EXCL Britain won’t 'be told what to do' by Donald Trump on food standards, says minister
The UK will not give in to the United States by lowering food standards to seal a trade deal, the farming minister has said.
In a warning shot to Washington, George Eustice said accepting produce after Brexit that was currently banned under EU rules was a “no go area” for the Government.
His comments came amid fears that ministers may bow to the Trump administration by allowing imports of chlorinated chicken and hormone-pumped beef when crunch talks begin next year.
Speaking to The House magazine, Mr Eustice said people needed to be “less spooked” by other countries’ demands.

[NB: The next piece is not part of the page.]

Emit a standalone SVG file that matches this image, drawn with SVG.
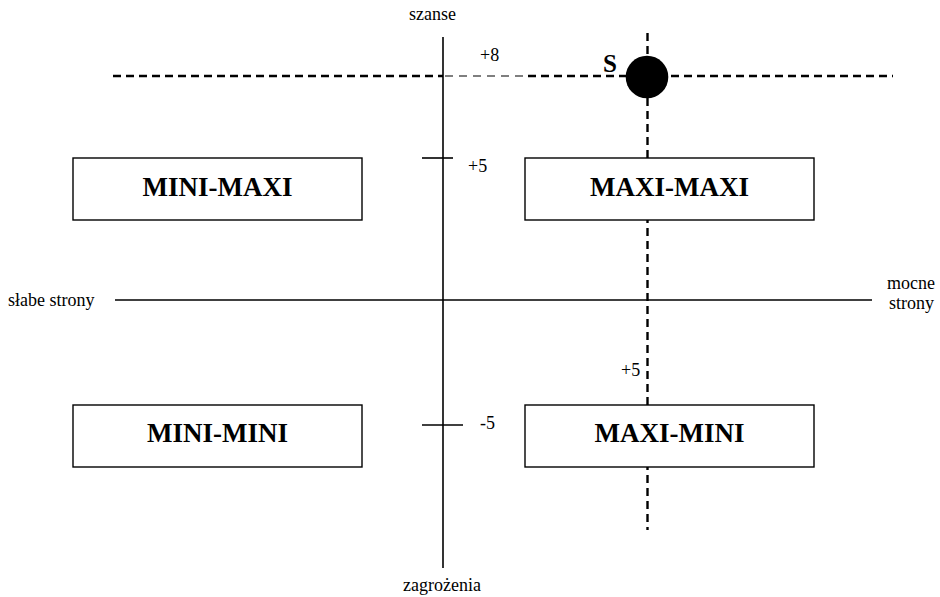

When asked whether Donald Trump's uncompromising “America first” attitude worried the Government, he said: “I think our stance should be, as a country, that we have values and standards that we will not abandon, and that we take animal welfare very seriously and we want to project our values on animal welfare around the world.”
“But that we are a liberal free trading country and so having a sensible discussion on a particular tariff rate quota – what we call a TRQ which is a tariff free allocation from a particular country – well that’s one thing, but asking us to change our rules and regulations, that’s a bit of a no go area as far as I’m concerned.
“We haven’t just left the European Union just to be told what to do by another set of countries.”
The intervention comes ahead of the US President's first official visit to the UK since taking office, later this week.
Mr Eustice also denied there was a rift between the Government’s environment and trade departments, insisting both sides are now “saying exactly the same sorts of things.”
It comes after chlorinated chicken, which is banned by the EU, was the subject of a major row last year between Michael Gove and Liam Fox.
Mr Gove insisted his department would block a trade deal with the US if negotiators relaxed Britain’s stance, while the UK’s top trade negotiator Mr Fox said he would have “no objection” to the product being sold after Brexit.
A poll by the Independent in April revealed a whopping 82% of the public put keeping the UK’s high standards ahead of reaching a favourable trade relationship.